Take every line from the first down to the line with "96, 82, 68]" and set it down exactly, without the pictures.

*** Raw data

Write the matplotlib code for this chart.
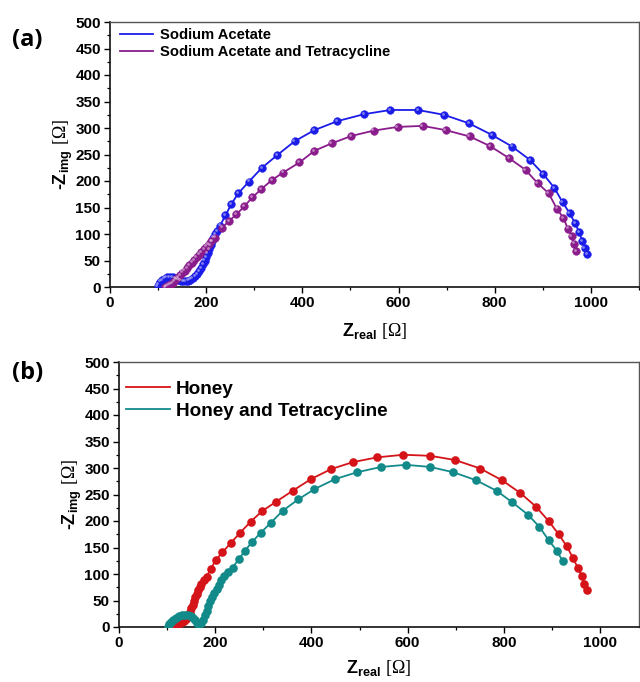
import matplotlib
matplotlib.use("Agg")
import matplotlib.pyplot as plt
from matplotlib.ticker import MultipleLocator
from matplotlib.transforms import offset_copy

plt.rcParams['font.family'] = ['Liberation Sans', 'DejaVu Sans']
plt.rcParams['mathtext.fontset'] = 'custom'
plt.rcParams['mathtext.rm'] = 'Liberation Serif'
plt.rcParams['mathtext.bf'] = 'Liberation Sans:bold'
plt.rcParams['mathtext.it'] = 'Liberation Sans:italic'

# ---------------- data: panel (a) ----------------
sa_labels = ["Sodium Acetate", "Sodium Acetate and Tetracycline"]
sa_x = [99, 101, 104, 108, 113, 118, 124, 130, 136, 142, 147, 152, 157, 162, 167, 172,
        177, 181, 185, 189, 193, 197, 200, 203, 206, 209, 212, 215, 218, 222, 229, 240,
        252, 267, 289, 316, 348, 384, 425, 473, 528, 583, 640, 694, 746, 794, 836, 873,
        901, 924, 941, 956, 967, 976, 982, 987, 992]
sa_y = [2, 6, 10, 13, 16, 18, 19, 18, 16, 14, 12, 11, 11, 12, 14, 17,
        21, 25, 30, 36, 43, 50, 57, 64, 72, 79, 86, 93, 100, 106, 116, 135,
        156, 177, 199, 225, 249, 275, 296, 313, 326, 334, 334, 325, 309, 287, 265, 240,
        213, 187, 160, 139, 120, 103, 87, 74, 62]

sat_x = [114, 118, 122, 126, 130, 134, 138, 142, 146, 150, 155, 160, 165, 170, 175, 180,
         185, 190, 195, 200, 205, 210, 218, 233, 248, 263, 279, 296, 315, 337, 360, 394,
         425, 461, 502, 548, 598, 650, 698, 748, 790, 830, 864, 889, 912, 929, 943, 952,
         960, 965, 970]
sat_y = [0, 1, 3, 5, 8, 11, 15, 19, 23, 27, 31, 36, 41, 46, 51, 56,
         61, 66, 71, 76, 81, 86, 93, 112, 125, 137, 152, 169, 185, 202, 216, 235,
         257, 271, 285, 295, 302, 304, 296, 284, 266, 243, 221, 196, 177, 148, 130, 110,
         96, 82, 68]

# ---------------- data: panel (b) ----------------
h_labels = ["Honey", "Honey and Tetracycline"]
h_x = [106, 110, 115, 120, 125, 130, 135, 140, 144, 147, 150, 153, 156, 159, 162, 165,
       168, 171, 176, 182, 191, 201, 215, 232, 252, 274, 298, 326, 361, 399, 441, 486,
       536, 591, 647, 699, 751, 796, 834, 867, 893, 914, 931, 944, 954, 962, 967, 972]
h_y = [0, 1, 2, 4, 6, 9, 12, 16, 21, 28, 35, 42, 49, 56, 63, 70,
       76, 81, 88, 95, 110, 126, 141, 158, 178, 199, 219, 236, 257, 279, 298, 311,
       320, 325, 323, 315, 299, 277, 253, 227, 200, 175, 152, 130, 111, 96, 82, 70]

ht_x = [101, 104, 108, 113, 118, 124, 130, 137, 143, 149, 154, 158, 162, 166, 170, 174,
        178, 182, 186, 190, 194, 198, 203, 208, 213, 219, 226, 236, 249, 262, 277, 295,
        316, 340, 373, 406, 449, 495, 545, 596, 647, 695, 742, 785, 818, 850, 874, 893,
        910, 922]
ht_y = [0, 5, 9, 13, 17, 20, 22, 23, 22, 20, 17, 13, 8, 3, 8, 14,
        22, 31, 40, 49, 57, 64, 72, 80, 88, 96, 104, 112, 128, 144, 161, 178,
        197, 219, 241, 260, 279, 292, 302, 306, 302, 292, 277, 257, 235, 212, 189, 164,
        144, 125]

x_major = [0, 200, 400, 600, 800, 1000]

BLUE = '#1c1ce8'
PURPLE = '#8a1c8c'
RED = '#d41418'
TEAL = '#138a8a'

fig = plt.figure(figsize=(6.4, 6.82), dpi=100)
W, H = 640.0, 682.0

def make_axes(left, right, top, bottom):
    return fig.add_axes([left / W, 1 - bottom / H, (right - left) / W, (bottom - top) / H])

ax1 = make_axes(110, 639, 22, 287)
ax2 = make_axes(119, 639, 362, 627)

def style(ax, xmax, xpad):
    ax.set_xlim(0, xmax)
    ax.set_ylim(0, 500)
    ax.set_xticks(x_major)
    ax.xaxis.set_minor_locator(MultipleLocator(100))
    ax.yaxis.set_major_locator(MultipleLocator(50))
    ax.yaxis.set_minor_locator(MultipleLocator(25))
    ax.tick_params(which='major', direction='out', length=4, width=1.0, labelsize=11, pad=2.5)
    ax.tick_params(which='minor', direction='out', length=2.2, width=0.9)
    for lab in ax.get_xticklabels() + ax.get_yticklabels():
        lab.set_fontweight('bold')
    for s in ['left', 'bottom']:
        ax.spines[s].set_linewidth(1.2)
        ax.spines[s].set_color('#111111')
    for s in ['top', 'right']:
        ax.spines[s].set_linewidth(1.0)
        ax.spines[s].set_color('#555555')
    ax.set_ylabel(r'-$\mathbf{Z}_{\mathbf{img}}$ $\mathrm{[\Omega]}$', fontsize=13,
                  fontweight='bold', labelpad=0)
    ax.set_xlabel(r'$\mathbf{Z}_{\mathbf{real}}$ $\mathrm{[\Omega]}$', fontsize=13,
                  fontweight='bold', labelpad=xpad)

style(ax1, 1100, 8)
style(ax2, 1081, 6)

# panel (a): spheres + fit lines
hl = offset_copy(ax1.transData, fig=fig, x=-0.9, y=0.9, units='points')
for xs, ys, c, lab in [(sa_x, sa_y, BLUE, sa_labels[0]), (sat_x, sat_y, PURPLE, sa_labels[1])]:
    ax1.plot(xs, ys, '-', color=c, lw=1.3, label=lab, zorder=3)
    ax1.plot(xs, ys, 'o', color=c, ms=5.6, mec=c, mew=0.3, zorder=4)
    ax1.plot(xs, ys, 'o', color='white', alpha=0.45, ms=2.0, mew=0, transform=hl, zorder=5)

ax1.legend(loc='upper left', bbox_to_anchor=(0.018, 0.978), frameon=False,
           prop={'family': 'Liberation Sans', 'weight': 'bold', 'size': 10.6},
           handlelength=2.3, handletextpad=0.42, labelspacing=0.22, borderpad=0,
           borderaxespad=0)

# panel (b)
for xs, ys, c, lab in [(h_x, h_y, RED, h_labels[0]), (ht_x, ht_y, TEAL, h_labels[1])]:
    ax2.plot(xs, ys, '-', color=c, lw=1.3, label=lab, zorder=3)
    ax2.plot(xs, ys, 'o', color=c, ms=6.2, mew=0, zorder=4)

ax2.legend(loc='upper left', bbox_to_anchor=(0.013, 0.93), frameon=False,
           prop={'family': 'Liberation Sans', 'weight': 'bold', 'size': 13.7},
           handlelength=2.35, handletextpad=0.3, labelspacing=0.25, borderpad=0,
           borderaxespad=0)

fig.text(12 / W, 1 - 40 / H, '(a)', fontsize=17, fontweight='bold', family='Open Sans',
         ha='left', va='center')
fig.text(12 / W, 1 - 373 / H, '(b)', fontsize=17, fontweight='bold', family='Open Sans',
         ha='left', va='center')

fig.savefig('out.png', dpi=100)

******

** The output **
Write the matplotlib code for this chart.
import matplotlib
matplotlib.use("Agg")
import matplotlib.pyplot as plt
from matplotlib.ticker import MultipleLocator
from matplotlib.transforms import offset_copy

plt.rcParams['font.family'] = ['Liberation Sans', 'DejaVu Sans']
plt.rcParams['mathtext.fontset'] = 'custom'
plt.rcParams['mathtext.rm'] = 'Liberation Serif'
plt.rcParams['mathtext.bf'] = 'Liberation Sans:bold'
plt.rcParams['mathtext.it'] = 'Liberation Sans:italic'

# ---------------- data: panel (a) ----------------
sa_labels = ["Sodium Acetate", "Sodium Acetate and Tetracycline"]
sa_x = [99, 101, 104, 108, 113, 118, 124, 130, 136, 142, 147, 152, 157, 162, 167, 172,
        177, 181, 185, 189, 193, 197, 200, 203, 206, 209, 212, 215, 218, 222, 229, 240,
        252, 267, 289, 316, 348, 384, 425, 473, 528, 583, 640, 694, 746, 794, 836, 873,
        901, 924, 941, 956, 967, 976, 982, 987, 992]
sa_y = [2, 6, 10, 13, 16, 18, 19, 18, 16, 14, 12, 11, 11, 12, 14, 17,
        21, 25, 30, 36, 43, 50, 57, 64, 72, 79, 86, 93, 100, 106, 116, 135,
        156, 177, 199, 225, 249, 275, 296, 313, 326, 334, 334, 325, 309, 287, 265, 240,
        213, 187, 160, 139, 120, 103, 87, 74, 62]

sat_x = [114, 118, 122, 126, 130, 134, 138, 142, 146, 150, 155, 160, 165, 170, 175, 180,
         185, 190, 195, 200, 205, 210, 218, 233, 248, 263, 279, 296, 315, 337, 360, 394,
         425, 461, 502, 548, 598, 650, 698, 748, 790, 830, 864, 889, 912, 929, 943, 952,
         960, 965, 970]
sat_y = [0, 1, 3, 5, 8, 11, 15, 19, 23, 27, 31, 36, 41, 46, 51, 56,
         61, 66, 71, 76, 81, 86, 93, 112, 125, 137, 152, 169, 185, 202, 216, 235,
         257, 271, 285, 295, 302, 304, 296, 284, 266, 243, 221, 196, 177, 148, 130, 110,
         96, 82, 68]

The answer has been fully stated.